Thursday, December 10, 2009

the truth or not the truth or maybe just part of the truth

Someone responded in a private email to my post of yesterday about what one should write on annual newsy letters accompanying Christmas cards. They said that people want to hear cheerful news at Christmas.

I am very exercised by this issue.

I want to hear how my friends and family are feeling about things, not just WHAT they are doing. A list of exploits and events is all very well, but surely it is not just a list of facts one wants, but how people respond to those events and how they feel about their exploits. That is what is interesting.

And what about the people receiving your news who are feeling low? Won't a superficial skimming over the events of the year, emphasising successes, all very sunny-side-up, won't that make them feel lonely in their unhappiness, and much, much worse? Does one really contact another person, if one censors out everything negative? Don't people want real, honest contact?


diane s said...

One could argue that if you wanted to make a real human connection, you wouldn't write or read an Xmas newsletter... (Sorry to be cyncial, but I find them almost uniformly shallow, and when one arrives, I know I've ceased to be good friends with that person, because a real friend would have had a real conversation with me instead.) xx

Sue Hepworth said...

Ah - I don't mean Xmas newsletters where everyone who receives them gets the same version.
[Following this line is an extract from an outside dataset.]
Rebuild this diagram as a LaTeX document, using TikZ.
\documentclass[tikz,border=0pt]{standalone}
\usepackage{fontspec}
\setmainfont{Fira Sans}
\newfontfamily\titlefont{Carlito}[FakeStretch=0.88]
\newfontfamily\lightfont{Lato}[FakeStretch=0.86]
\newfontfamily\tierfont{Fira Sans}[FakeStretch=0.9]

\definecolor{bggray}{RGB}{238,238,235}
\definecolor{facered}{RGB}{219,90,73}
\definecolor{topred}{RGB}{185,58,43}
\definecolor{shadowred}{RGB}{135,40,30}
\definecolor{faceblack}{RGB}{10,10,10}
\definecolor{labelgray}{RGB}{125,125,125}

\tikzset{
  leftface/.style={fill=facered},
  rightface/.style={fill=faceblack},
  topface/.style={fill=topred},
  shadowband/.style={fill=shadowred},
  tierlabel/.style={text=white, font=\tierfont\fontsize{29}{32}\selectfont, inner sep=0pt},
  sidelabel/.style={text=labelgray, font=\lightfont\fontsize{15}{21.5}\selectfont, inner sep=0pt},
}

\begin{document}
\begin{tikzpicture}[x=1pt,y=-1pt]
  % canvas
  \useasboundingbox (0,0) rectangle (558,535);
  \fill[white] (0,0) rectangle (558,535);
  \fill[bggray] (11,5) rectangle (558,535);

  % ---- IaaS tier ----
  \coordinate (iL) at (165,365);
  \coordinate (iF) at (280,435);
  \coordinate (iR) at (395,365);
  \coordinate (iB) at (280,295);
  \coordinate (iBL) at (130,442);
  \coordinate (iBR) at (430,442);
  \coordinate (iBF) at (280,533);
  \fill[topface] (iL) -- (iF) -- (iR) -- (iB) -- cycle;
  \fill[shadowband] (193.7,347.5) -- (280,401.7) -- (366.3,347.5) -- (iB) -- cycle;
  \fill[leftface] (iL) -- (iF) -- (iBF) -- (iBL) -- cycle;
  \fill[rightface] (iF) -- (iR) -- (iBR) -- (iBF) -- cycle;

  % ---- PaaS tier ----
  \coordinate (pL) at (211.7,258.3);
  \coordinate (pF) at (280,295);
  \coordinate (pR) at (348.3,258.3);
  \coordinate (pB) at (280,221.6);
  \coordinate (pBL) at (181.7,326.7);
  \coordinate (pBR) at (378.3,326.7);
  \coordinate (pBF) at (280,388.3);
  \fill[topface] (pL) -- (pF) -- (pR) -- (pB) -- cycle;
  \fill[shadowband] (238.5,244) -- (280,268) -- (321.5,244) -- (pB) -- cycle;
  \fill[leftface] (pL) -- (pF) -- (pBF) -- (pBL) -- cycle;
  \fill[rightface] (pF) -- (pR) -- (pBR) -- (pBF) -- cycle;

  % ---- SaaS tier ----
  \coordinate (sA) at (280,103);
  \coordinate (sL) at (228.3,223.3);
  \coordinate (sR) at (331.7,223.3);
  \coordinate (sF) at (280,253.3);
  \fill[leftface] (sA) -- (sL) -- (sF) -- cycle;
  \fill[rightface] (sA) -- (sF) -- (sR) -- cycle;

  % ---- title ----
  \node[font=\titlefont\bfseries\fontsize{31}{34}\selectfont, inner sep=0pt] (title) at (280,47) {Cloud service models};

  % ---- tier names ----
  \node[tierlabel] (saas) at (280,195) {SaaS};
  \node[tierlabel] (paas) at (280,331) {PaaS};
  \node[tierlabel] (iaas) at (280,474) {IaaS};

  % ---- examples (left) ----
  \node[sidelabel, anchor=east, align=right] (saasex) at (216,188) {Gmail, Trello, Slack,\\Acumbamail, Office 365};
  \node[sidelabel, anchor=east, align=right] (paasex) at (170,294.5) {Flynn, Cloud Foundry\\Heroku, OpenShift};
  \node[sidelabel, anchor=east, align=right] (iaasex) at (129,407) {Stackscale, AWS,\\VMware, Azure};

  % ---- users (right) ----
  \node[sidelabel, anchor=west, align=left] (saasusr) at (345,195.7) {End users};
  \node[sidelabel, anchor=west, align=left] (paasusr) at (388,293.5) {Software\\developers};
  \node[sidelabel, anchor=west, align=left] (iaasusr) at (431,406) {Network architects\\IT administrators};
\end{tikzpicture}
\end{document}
I meant the small letter you write on the back of the card, or the short handwritten one you slip inside. I completely agree - I abhor the copied newsletter that is sent to all and sundry.

diane s said...

Oh, I see... I have a general rule (have thought about this far too much) that it's OK to share sad news, but better to do so on a note slipped inside the card - my mum once got a card with a death announced on one side and 'Happy Christmas!' on the other, and it seemed incongruous (plus sometimes people come round and read your cards, so it can be a bit too personal). As I say, have thought about this far too much. The real point I guess is that it's hard to to find the right balance xx

Sue Hepworth said...

Maybe it's because we're both writers that we spend a lot of time cogitating about stuff like this - if writing is a big part of one's life, one is bound to think about the implications and "rules" of all types of writing, published or not, big or trivial. N'est-ce pas? (as Sally Howe would say.)